Exercise instructions: Report every line in the listing below where the string "this" shows up.

#### Extracted material

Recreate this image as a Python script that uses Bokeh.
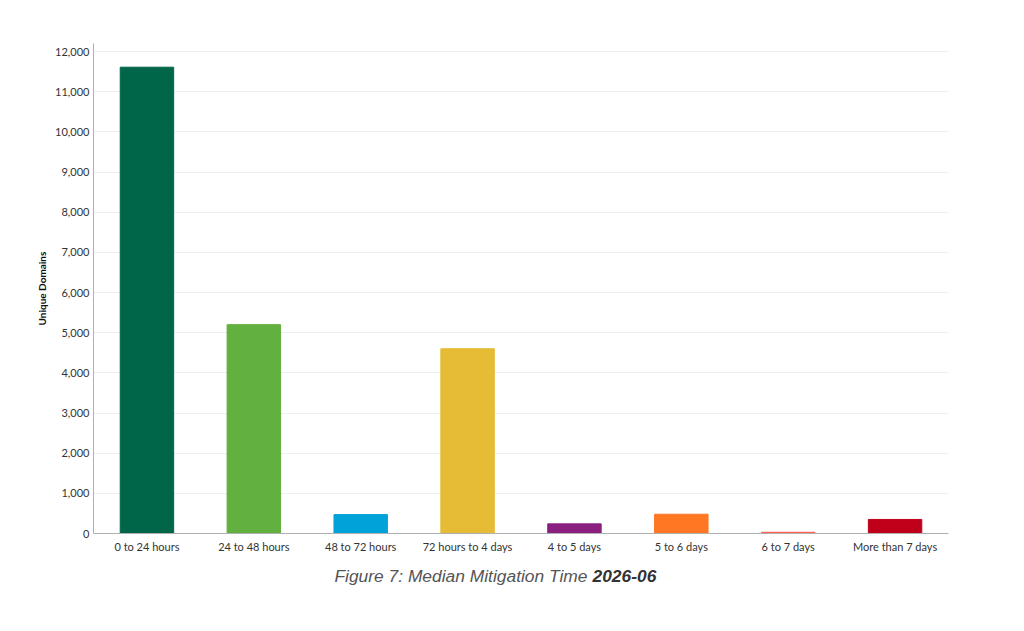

########
#### Extracted material

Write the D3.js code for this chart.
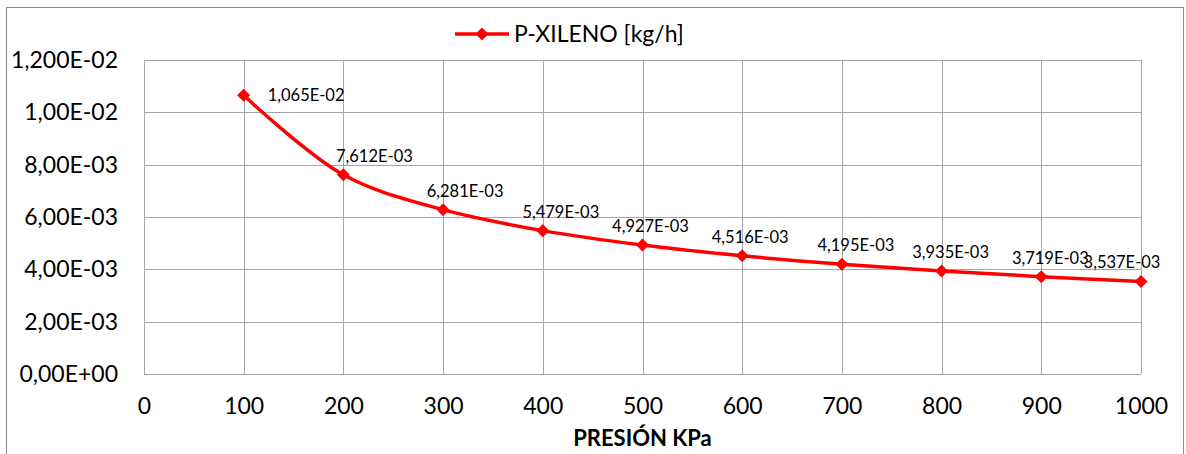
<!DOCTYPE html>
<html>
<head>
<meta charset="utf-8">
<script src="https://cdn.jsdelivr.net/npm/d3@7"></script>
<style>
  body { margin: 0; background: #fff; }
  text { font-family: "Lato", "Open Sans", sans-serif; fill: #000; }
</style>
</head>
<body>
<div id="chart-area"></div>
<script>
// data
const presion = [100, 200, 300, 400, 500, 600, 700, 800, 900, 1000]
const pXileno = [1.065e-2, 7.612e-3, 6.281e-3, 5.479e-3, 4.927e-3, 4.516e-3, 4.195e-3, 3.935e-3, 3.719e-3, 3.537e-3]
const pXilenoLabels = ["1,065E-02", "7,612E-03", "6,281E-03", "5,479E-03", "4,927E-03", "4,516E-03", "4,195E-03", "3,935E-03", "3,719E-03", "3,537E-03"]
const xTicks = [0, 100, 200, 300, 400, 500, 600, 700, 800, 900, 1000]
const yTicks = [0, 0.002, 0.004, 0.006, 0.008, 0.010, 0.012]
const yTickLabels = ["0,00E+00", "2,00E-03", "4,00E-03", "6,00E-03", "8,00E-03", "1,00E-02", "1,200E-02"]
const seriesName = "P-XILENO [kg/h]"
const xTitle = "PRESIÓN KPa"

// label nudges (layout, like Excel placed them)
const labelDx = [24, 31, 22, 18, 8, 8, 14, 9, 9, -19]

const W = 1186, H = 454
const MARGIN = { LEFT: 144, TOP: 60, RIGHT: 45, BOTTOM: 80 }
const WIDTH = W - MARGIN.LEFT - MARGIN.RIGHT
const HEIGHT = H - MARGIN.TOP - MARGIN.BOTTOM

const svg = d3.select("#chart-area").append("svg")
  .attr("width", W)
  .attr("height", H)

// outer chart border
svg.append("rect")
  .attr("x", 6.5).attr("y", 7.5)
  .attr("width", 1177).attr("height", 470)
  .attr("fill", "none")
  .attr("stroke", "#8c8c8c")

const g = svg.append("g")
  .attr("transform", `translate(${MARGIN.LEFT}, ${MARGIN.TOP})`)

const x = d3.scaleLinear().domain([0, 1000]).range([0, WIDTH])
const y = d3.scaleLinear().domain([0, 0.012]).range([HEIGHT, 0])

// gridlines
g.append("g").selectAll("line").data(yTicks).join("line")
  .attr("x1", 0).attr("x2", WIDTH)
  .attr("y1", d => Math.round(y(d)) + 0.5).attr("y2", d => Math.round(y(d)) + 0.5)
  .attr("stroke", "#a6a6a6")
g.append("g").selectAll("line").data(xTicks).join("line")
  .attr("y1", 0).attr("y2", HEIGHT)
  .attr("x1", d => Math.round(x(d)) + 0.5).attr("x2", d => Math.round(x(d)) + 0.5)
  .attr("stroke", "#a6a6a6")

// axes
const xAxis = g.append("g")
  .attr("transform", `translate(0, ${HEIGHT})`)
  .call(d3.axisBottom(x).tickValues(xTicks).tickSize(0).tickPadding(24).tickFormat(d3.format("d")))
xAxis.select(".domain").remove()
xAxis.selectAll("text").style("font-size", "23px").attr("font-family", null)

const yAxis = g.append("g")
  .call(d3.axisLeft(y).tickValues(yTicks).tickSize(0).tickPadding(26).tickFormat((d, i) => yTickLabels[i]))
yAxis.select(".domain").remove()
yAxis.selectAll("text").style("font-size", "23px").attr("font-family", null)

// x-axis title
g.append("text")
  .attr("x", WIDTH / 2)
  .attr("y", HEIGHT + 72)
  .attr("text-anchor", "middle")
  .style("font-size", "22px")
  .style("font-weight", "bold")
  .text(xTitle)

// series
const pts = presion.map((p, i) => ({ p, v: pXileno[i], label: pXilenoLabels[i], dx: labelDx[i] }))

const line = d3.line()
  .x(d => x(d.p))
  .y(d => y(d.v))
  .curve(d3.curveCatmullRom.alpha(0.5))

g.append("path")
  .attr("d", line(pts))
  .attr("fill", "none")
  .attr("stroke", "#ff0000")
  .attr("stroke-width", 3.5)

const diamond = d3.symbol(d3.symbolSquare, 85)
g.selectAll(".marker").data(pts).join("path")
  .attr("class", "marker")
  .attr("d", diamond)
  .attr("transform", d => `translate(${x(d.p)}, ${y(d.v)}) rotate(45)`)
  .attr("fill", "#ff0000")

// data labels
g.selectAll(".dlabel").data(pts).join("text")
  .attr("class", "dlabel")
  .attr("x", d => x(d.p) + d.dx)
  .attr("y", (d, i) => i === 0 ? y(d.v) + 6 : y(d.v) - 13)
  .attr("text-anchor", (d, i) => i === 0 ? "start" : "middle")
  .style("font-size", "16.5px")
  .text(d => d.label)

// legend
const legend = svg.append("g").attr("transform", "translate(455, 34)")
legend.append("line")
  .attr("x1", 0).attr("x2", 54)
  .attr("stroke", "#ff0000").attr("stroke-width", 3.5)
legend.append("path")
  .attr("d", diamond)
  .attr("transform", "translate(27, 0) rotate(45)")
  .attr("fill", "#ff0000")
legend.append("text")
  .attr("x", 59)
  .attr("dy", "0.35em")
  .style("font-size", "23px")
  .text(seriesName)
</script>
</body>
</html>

########

Solution to the exercise:
Recreate this image as a Python script that uses Bokeh.
Write the D3.js code for this chart.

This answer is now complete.